GIVEN TASK
Here is the task for the listing below: output exactly the lines from the one containing "Generate a web" through the one containing "const L = 73.5, R", and leave out the pictures.

RECORDS FOR THIS TASK

::::::

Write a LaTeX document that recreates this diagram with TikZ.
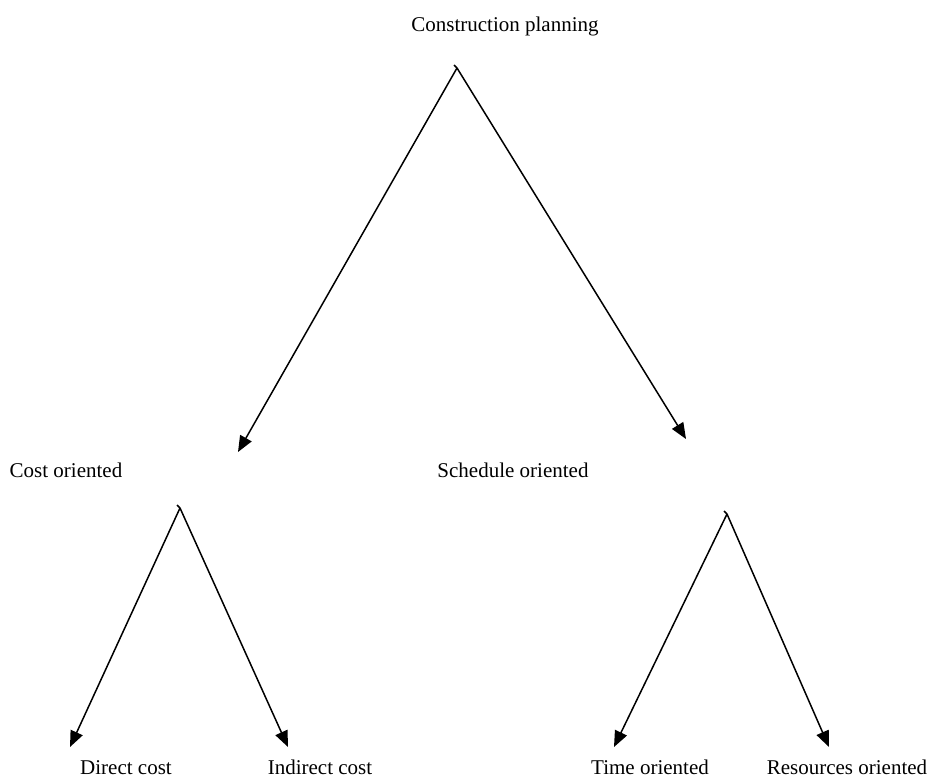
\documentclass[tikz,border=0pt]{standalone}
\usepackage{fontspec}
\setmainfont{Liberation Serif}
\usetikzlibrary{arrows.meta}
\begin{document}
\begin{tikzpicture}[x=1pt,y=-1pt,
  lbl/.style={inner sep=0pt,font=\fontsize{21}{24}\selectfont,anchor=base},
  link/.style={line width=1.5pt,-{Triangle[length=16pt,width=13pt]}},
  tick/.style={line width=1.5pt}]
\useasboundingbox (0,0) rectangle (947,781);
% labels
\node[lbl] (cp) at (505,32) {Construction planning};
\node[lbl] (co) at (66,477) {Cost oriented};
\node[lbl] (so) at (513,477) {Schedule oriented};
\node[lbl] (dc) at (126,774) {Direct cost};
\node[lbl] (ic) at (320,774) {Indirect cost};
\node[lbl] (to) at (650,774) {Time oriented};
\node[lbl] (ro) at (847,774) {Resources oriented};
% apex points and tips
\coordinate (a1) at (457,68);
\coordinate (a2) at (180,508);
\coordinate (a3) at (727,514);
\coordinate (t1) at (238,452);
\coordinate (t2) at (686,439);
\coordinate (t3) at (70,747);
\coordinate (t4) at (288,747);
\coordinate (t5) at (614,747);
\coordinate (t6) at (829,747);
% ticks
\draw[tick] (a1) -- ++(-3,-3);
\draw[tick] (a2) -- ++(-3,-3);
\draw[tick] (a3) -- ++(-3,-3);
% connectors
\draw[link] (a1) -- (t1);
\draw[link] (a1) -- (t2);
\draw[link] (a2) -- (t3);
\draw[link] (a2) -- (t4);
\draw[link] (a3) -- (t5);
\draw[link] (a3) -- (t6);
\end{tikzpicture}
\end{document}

::::::

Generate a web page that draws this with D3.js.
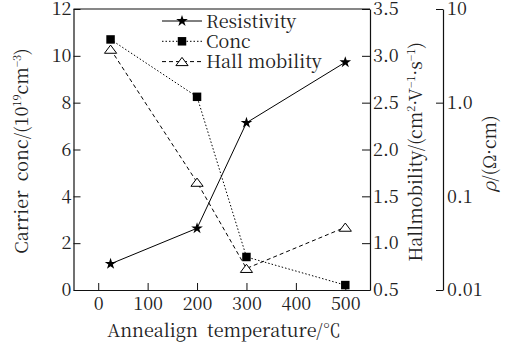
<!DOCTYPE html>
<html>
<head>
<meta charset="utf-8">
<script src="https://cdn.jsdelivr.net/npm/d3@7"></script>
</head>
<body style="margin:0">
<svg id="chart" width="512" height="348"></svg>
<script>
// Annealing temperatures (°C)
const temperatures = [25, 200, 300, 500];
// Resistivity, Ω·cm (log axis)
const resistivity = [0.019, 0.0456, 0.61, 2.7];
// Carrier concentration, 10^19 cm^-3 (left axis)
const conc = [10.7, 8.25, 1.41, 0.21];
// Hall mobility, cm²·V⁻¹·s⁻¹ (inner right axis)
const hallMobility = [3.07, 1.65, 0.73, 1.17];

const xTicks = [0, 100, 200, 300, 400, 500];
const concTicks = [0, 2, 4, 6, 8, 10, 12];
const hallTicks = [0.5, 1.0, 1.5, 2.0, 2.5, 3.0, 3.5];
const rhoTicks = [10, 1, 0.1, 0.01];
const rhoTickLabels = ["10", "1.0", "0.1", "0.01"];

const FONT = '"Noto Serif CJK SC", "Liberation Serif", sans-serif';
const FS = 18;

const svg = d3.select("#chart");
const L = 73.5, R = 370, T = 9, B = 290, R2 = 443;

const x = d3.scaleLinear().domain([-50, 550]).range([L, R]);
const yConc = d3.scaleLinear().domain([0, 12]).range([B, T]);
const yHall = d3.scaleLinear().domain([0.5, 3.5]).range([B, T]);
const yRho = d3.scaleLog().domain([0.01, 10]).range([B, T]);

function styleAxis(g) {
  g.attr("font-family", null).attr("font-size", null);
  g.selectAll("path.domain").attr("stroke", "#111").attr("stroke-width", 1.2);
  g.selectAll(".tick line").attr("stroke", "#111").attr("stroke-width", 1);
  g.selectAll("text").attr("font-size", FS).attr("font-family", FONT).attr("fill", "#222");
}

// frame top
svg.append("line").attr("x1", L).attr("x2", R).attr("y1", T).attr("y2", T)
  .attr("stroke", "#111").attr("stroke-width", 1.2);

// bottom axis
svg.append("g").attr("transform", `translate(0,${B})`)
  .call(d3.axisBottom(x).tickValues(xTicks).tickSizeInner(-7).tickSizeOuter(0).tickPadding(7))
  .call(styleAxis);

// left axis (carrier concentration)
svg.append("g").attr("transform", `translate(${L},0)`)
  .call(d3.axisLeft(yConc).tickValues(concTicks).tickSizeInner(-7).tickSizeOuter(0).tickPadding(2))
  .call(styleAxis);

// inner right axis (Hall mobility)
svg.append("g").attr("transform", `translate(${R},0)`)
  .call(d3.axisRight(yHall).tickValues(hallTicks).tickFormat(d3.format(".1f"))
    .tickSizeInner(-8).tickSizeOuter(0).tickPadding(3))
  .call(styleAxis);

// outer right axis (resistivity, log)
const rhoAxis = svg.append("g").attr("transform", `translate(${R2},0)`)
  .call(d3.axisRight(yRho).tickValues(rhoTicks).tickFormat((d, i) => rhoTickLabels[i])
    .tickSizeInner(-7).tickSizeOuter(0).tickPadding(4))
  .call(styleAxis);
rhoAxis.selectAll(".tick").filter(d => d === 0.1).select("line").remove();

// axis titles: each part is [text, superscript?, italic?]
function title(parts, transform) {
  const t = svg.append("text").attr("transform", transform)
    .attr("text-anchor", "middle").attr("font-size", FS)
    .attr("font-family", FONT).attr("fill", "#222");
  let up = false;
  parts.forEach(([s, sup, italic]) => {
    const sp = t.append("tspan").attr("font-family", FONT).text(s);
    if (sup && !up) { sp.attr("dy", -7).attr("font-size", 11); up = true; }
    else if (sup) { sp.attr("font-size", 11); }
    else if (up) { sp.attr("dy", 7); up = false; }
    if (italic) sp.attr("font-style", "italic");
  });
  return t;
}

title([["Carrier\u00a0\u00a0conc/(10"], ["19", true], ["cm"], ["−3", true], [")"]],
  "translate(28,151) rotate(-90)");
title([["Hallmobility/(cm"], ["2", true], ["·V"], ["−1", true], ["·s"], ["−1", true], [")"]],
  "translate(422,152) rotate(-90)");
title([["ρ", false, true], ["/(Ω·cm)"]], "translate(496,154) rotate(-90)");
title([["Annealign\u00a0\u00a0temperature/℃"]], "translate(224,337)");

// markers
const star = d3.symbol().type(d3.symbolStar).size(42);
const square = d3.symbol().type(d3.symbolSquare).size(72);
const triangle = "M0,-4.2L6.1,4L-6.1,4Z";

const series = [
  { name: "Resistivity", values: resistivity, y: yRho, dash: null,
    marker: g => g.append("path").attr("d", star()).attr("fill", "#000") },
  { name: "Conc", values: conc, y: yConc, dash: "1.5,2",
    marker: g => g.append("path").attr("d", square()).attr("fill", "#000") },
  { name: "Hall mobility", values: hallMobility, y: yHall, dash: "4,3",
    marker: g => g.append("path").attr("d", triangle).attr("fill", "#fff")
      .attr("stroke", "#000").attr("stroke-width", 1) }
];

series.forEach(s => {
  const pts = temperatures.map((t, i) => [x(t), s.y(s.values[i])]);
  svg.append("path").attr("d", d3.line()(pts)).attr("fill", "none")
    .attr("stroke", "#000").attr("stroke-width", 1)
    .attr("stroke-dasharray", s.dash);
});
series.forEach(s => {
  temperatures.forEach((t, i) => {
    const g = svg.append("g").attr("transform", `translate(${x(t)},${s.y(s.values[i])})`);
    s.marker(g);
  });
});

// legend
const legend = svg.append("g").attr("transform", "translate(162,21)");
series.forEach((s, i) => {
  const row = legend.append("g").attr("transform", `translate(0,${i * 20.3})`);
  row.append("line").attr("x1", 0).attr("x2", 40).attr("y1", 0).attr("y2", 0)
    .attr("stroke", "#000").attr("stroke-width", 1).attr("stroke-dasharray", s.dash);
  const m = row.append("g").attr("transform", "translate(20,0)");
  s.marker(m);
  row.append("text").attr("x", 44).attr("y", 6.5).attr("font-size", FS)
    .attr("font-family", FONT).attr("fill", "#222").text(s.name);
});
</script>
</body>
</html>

::::::

SOLUTION
Generate a web page that draws this with D3.js.
<!DOCTYPE html>
<html>
<head>
<meta charset="utf-8">
<script src="https://cdn.jsdelivr.net/npm/d3@7"></script>
</head>
<body style="margin:0">
<svg id="chart" width="512" height="348"></svg>
<script>
// Annealing temperatures (°C)
const temperatures = [25, 200, 300, 500];
// Resistivity, Ω·cm (log axis)
const resistivity = [0.019, 0.0456, 0.61, 2.7];
// Carrier concentration, 10^19 cm^-3 (left axis)
const conc = [10.7, 8.25, 1.41, 0.21];
// Hall mobility, cm²·V⁻¹·s⁻¹ (inner right axis)
const hallMobility = [3.07, 1.65, 0.73, 1.17];

const xTicks = [0, 100, 200, 300, 400, 500];
const concTicks = [0, 2, 4, 6, 8, 10, 12];
const hallTicks = [0.5, 1.0, 1.5, 2.0, 2.5, 3.0, 3.5];
const rhoTicks = [10, 1, 0.1, 0.01];
const rhoTickLabels = ["10", "1.0", "0.1", "0.01"];

const FONT = '"Noto Serif CJK SC", "Liberation Serif", sans-serif';
const FS = 18;

const svg = d3.select("#chart");
const L = 73.5, R = 370, T = 9, B = 290, R2 = 443;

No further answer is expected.